If you do not remove the sheetrock returns on the window I see no way to get the shims in or inject the expanding foam in between the rough opening and the back sides of the window jambs for a proper seal.
You'll just be counting on the caulking joint around the drywall.


----------



## Westbrook (Mar 11, 2013)

Sorry wasnt detailed in my question.

Heres a link to the video. Notice he uses horseshoe shims under the bottom nailer and drives a nail through it. Is this necessary?


http://www.youtube.com/watch?v=v2bzfpRgCEA&feature=youtube_gdata_player


----------



## joecaption (Nov 30, 2011)

I can see what there trying to do and like most of it but just not fully getting the silly washers.
I never saw them using a level, they looked like there not setting a double hung window, just a picture window that's easyer to set.
I may be wrong but I'm seeing where there's going to be a hump under the window pushing out the siding.
I've set hundreds of windows, never had a call back for a leak and never used those washers.
I've never even seen them mentioned in any install directions, on any window companys web site or even for sale anyplace I buy my windows.


----------



## hand drive (Apr 21, 2012)

joecaption said:


> If you do not remove the sheetrock returns on the window I see no way to get the shims in or inject the expanding foam in between the rough opening and the back sides of the window jambs for a proper seal.
> You'll just be counting on the caulking joint around the drywall.



that is always the issue with replacement windows (getting insulation in the void between the rough opening and backside of replacement window jamb) and it is even more so an issue when using new construction windows in a replacement window setting though the new window fins are much better. 

probably better off pulling off the drywall toward the interior of the wall past the outside metal corner bead and re installing trim(window casing) with wood jamb extensions in place of the drywall. this would allow full exposure to the backside of the jambs and with a 4 5/8" window jamb on the replacement window- jamb stops would not even be needed, just new window trim...


----------



## Westbrook (Mar 11, 2013)

Follow-up to window project.
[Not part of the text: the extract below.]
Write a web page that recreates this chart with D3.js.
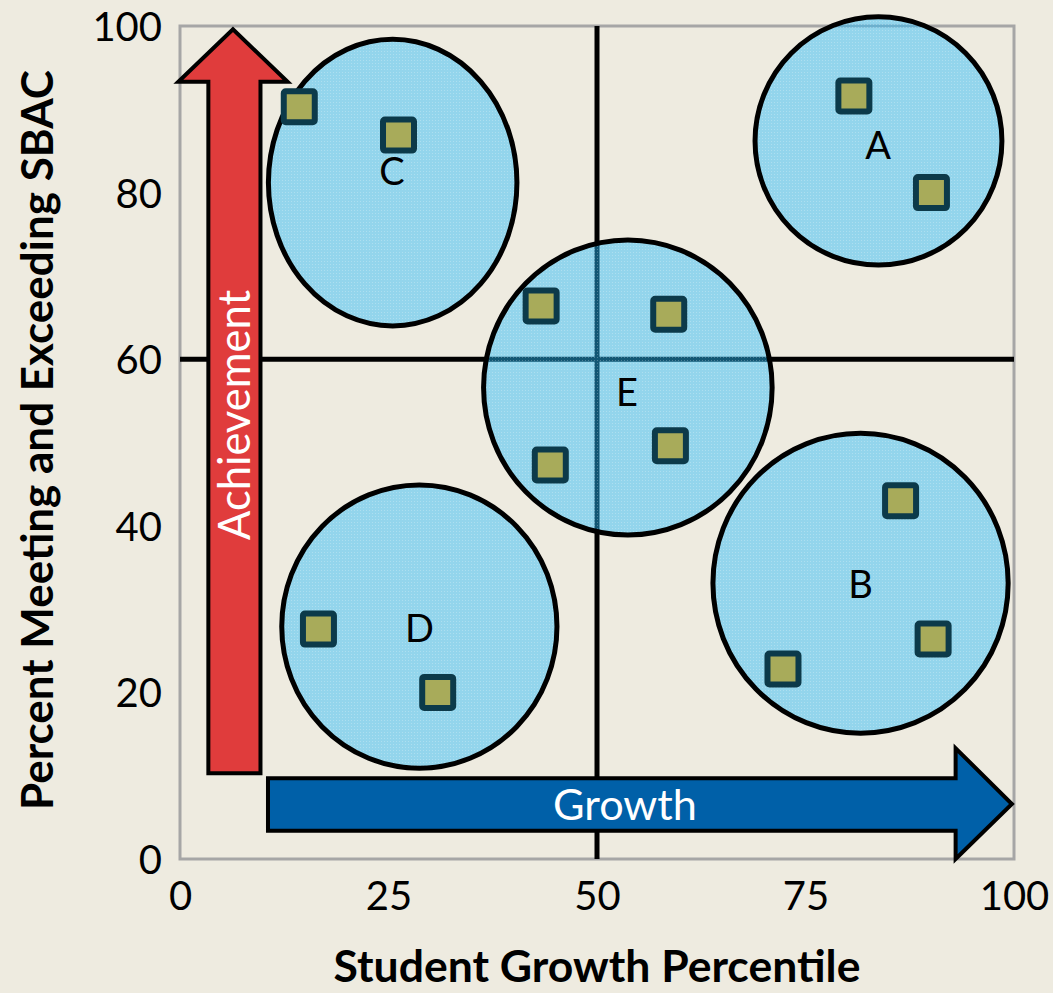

I have gone with new construction windows. I replaced all old aluminum sliders with new vinyl single hung windows. I must say it's so nice to have a window stay open and feel clean breezes!

scrapped all the aluminum siding and windows, about 950lbs of aluminum. Sills were in great condition. Had to cut back the sheet rock returns about 1/2". 

Next up is to refinish the old window stools, rip to new size, paint, and repeat for all the other windows. Going with a piece of trim to conceal the drywall to window gap. 

window mfg installed the wrong size balances on 6 of 8 windows. block and tackle style so the correct ones were sent and i replaced easily - just an inconvenience.

Thanks for the replies.


----------



## Willie T (Jan 29, 2009)

You'd sure quickly get to understanding the colored horseshoe shim requirements if you installed in Florida. Many municipalities have (for about 20 -25 years) specified these particular shims so the inspectors can easily see if you met the maximum of 1/4" spacing their codes call for.


----------